REQUEST — Copy all the entries below exactly, but not the pictures.

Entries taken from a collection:
═══
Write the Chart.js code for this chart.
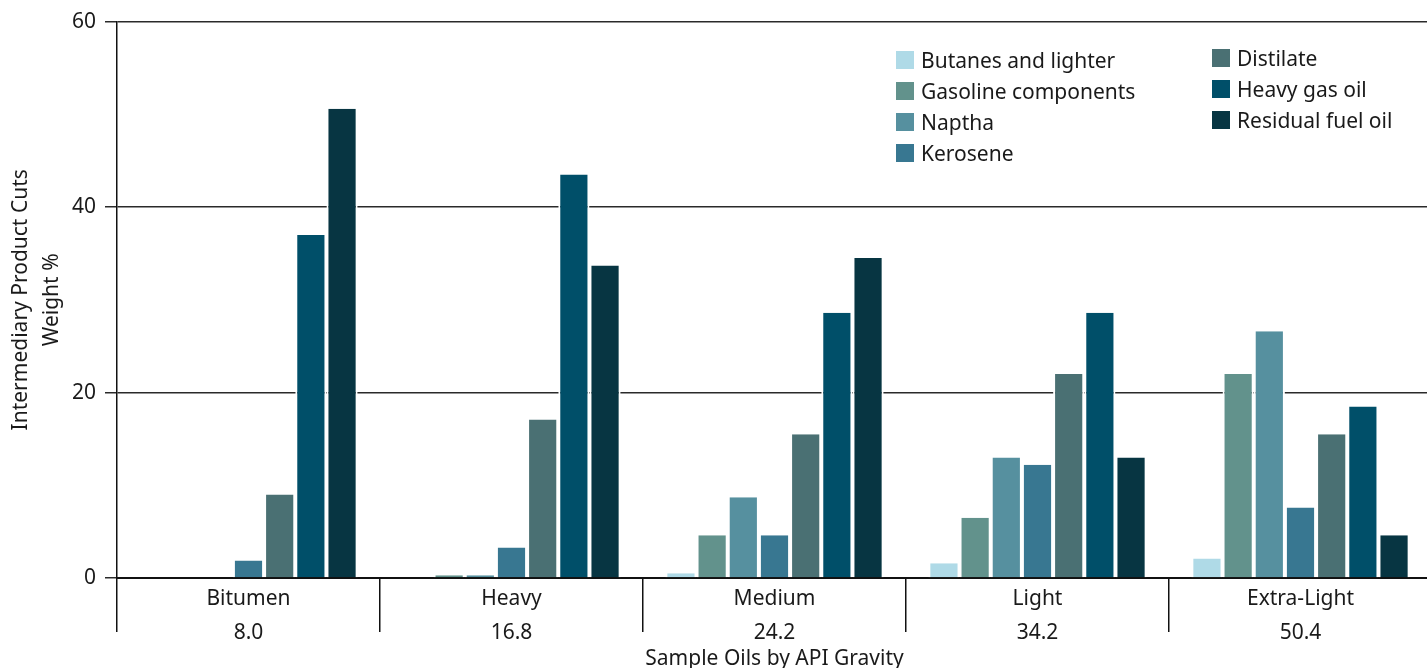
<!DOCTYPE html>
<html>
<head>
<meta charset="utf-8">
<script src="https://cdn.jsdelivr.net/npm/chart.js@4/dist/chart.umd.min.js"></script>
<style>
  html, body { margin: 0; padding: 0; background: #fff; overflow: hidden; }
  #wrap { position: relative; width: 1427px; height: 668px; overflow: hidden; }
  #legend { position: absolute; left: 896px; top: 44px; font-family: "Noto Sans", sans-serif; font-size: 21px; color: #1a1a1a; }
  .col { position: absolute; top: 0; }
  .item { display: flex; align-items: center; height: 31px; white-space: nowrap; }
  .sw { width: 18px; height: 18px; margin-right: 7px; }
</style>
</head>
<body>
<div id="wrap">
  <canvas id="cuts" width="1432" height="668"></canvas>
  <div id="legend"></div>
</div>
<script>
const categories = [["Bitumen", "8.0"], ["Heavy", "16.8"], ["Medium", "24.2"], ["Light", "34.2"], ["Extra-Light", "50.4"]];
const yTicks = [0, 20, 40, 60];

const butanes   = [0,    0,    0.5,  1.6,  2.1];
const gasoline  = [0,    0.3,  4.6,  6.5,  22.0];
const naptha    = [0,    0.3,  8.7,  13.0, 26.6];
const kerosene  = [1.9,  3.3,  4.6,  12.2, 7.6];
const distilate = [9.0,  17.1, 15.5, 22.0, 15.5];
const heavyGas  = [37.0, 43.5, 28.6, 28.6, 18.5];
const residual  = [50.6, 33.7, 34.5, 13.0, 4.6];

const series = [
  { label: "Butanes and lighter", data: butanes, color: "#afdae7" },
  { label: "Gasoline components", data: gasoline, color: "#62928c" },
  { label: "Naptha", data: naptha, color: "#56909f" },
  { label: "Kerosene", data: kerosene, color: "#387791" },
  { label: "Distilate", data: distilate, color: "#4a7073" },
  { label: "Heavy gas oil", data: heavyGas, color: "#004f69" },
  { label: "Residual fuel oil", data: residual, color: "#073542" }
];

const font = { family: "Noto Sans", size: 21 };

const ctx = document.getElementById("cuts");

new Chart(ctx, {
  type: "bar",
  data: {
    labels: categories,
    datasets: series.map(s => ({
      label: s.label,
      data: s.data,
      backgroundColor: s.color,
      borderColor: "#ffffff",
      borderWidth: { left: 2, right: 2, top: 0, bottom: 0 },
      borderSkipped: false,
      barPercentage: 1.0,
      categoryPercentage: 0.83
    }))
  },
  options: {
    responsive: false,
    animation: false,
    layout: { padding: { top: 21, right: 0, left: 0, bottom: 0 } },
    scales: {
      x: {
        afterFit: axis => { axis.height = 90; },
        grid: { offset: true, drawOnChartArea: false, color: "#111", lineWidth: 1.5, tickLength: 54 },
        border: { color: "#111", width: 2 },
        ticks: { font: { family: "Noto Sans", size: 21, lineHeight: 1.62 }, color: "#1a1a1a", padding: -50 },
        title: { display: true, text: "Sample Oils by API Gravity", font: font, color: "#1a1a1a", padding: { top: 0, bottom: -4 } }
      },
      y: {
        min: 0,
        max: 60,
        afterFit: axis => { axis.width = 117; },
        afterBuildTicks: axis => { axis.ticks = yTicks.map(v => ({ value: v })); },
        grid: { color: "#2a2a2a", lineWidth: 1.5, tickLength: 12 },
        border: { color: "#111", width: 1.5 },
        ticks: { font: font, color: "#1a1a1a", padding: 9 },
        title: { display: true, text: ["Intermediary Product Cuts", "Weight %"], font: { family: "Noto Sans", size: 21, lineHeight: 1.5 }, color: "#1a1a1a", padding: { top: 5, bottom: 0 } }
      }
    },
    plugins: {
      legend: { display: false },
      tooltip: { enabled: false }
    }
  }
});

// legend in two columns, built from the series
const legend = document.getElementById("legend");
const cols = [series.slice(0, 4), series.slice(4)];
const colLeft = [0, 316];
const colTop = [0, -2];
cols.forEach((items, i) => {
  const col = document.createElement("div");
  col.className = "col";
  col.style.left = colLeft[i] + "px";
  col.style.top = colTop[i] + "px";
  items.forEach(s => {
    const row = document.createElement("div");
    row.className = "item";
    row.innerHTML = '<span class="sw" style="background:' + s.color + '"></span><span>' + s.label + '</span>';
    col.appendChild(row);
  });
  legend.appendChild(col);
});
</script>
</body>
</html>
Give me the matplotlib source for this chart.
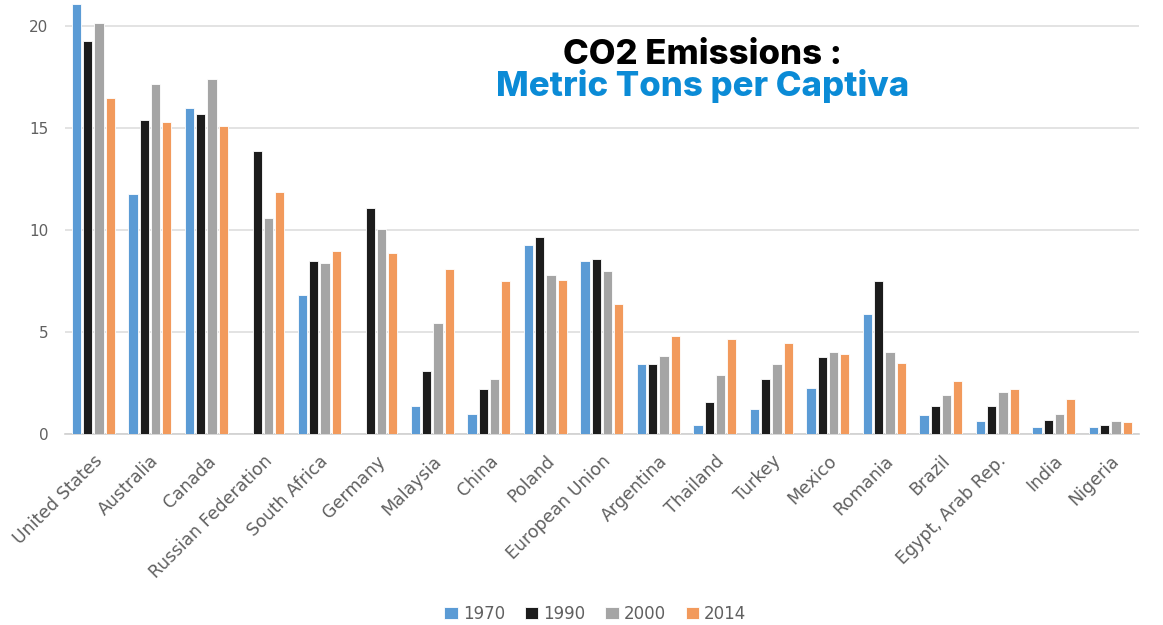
═══
RIGHT ANSWER —
Write the Chart.js code for this chart.
<!DOCTYPE html>
<html>
<head>
<meta charset="utf-8">
<script src="https://cdn.jsdelivr.net/npm/chart.js@4/dist/chart.umd.min.js"></script>
<style>
  html, body { margin: 0; padding: 0; background: #fff; overflow: hidden; }
  #wrap { position: relative; width: 1427px; height: 668px; overflow: hidden; }
  #legend { position: absolute; left: 896px; top: 44px; font-family: "Noto Sans", sans-serif; font-size: 21px; color: #1a1a1a; }
  .col { position: absolute; top: 0; }
  .item { display: flex; align-items: center; height: 31px; white-space: nowrap; }
  .sw { width: 18px; height: 18px; margin-right: 7px; }
</style>
</head>
<body>
<div id="wrap">
  <canvas id="cuts" width="1432" height="668"></canvas>
  <div id="legend"></div>
</div>
<script>
const categories = [["Bitumen", "8.0"], ["Heavy", "16.8"], ["Medium", "24.2"], ["Light", "34.2"], ["Extra-Light", "50.4"]];
const yTicks = [0, 20, 40, 60];

const butanes   = [0,    0,    0.5,  1.6,  2.1];
const gasoline  = [0,    0.3,  4.6,  6.5,  22.0];
const naptha    = [0,    0.3,  8.7,  13.0, 26.6];
const kerosene  = [1.9,  3.3,  4.6,  12.2, 7.6];
const distilate = [9.0,  17.1, 15.5, 22.0, 15.5];
const heavyGas  = [37.0, 43.5, 28.6, 28.6, 18.5];
const residual  = [50.6, 33.7, 34.5, 13.0, 4.6];

const series = [
  { label: "Butanes and lighter", data: butanes, color: "#afdae7" },
  { label: "Gasoline components", data: gasoline, color: "#62928c" },
  { label: "Naptha", data: naptha, color: "#56909f" },
  { label: "Kerosene", data: kerosene, color: "#387791" },
  { label: "Distilate", data: distilate, color: "#4a7073" },
  { label: "Heavy gas oil", data: heavyGas, color: "#004f69" },
  { label: "Residual fuel oil", data: residual, color: "#073542" }
];

const font = { family: "Noto Sans", size: 21 };

const ctx = document.getElementById("cuts");

new Chart(ctx, {
  type: "bar",
  data: {
    labels: categories,
    datasets: series.map(s => ({
      label: s.label,
      data: s.data,
      backgroundColor: s.color,
      borderColor: "#ffffff",
      borderWidth: { left: 2, right: 2, top: 0, bottom: 0 },
      borderSkipped: false,
      barPercentage: 1.0,
      categoryPercentage: 0.83
    }))
  },
  options: {
    responsive: false,
    animation: false,
    layout: { padding: { top: 21, right: 0, left: 0, bottom: 0 } },
    scales: {
      x: {
        afterFit: axis => { axis.height = 90; },
        grid: { offset: true, drawOnChartArea: false, color: "#111", lineWidth: 1.5, tickLength: 54 },
        border: { color: "#111", width: 2 },
        ticks: { font: { family: "Noto Sans", size: 21, lineHeight: 1.62 }, color: "#1a1a1a", padding: -50 },
        title: { display: true, text: "Sample Oils by API Gravity", font: font, color: "#1a1a1a", padding: { top: 0, bottom: -4 } }
      },
      y: {
        min: 0,
        max: 60,
        afterFit: axis => { axis.width = 117; },
        afterBuildTicks: axis => { axis.ticks = yTicks.map(v => ({ value: v })); },
        grid: { color: "#2a2a2a", lineWidth: 1.5, tickLength: 12 },
        border: { color: "#111", width: 1.5 },
        ticks: { font: font, color: "#1a1a1a", padding: 9 },
        title: { display: true, text: ["Intermediary Product Cuts", "Weight %"], font: { family: "Noto Sans", size: 21, lineHeight: 1.5 }, color: "#1a1a1a", padding: { top: 5, bottom: 0 } }
      }
    },
    plugins: {
      legend: { display: false },
      tooltip: { enabled: false }
    }
  }
});

// legend in two columns, built from the series
const legend = document.getElementById("legend");
const cols = [series.slice(0, 4), series.slice(4)];
const colLeft = [0, 316];
const colTop = [0, -2];
cols.forEach((items, i) => {
  const col = document.createElement("div");
  col.className = "col";
  col.style.left = colLeft[i] + "px";
  col.style.top = colTop[i] + "px";
  items.forEach(s => {
    const row = document.createElement("div");
    row.className = "item";
    row.innerHTML = '<span class="sw" style="background:' + s.color + '"></span><span>' + s.label + '</span>';
    col.appendChild(row);
  });
  legend.appendChild(col);
});
</script>
</body>
</html>
Give me the matplotlib source for this chart.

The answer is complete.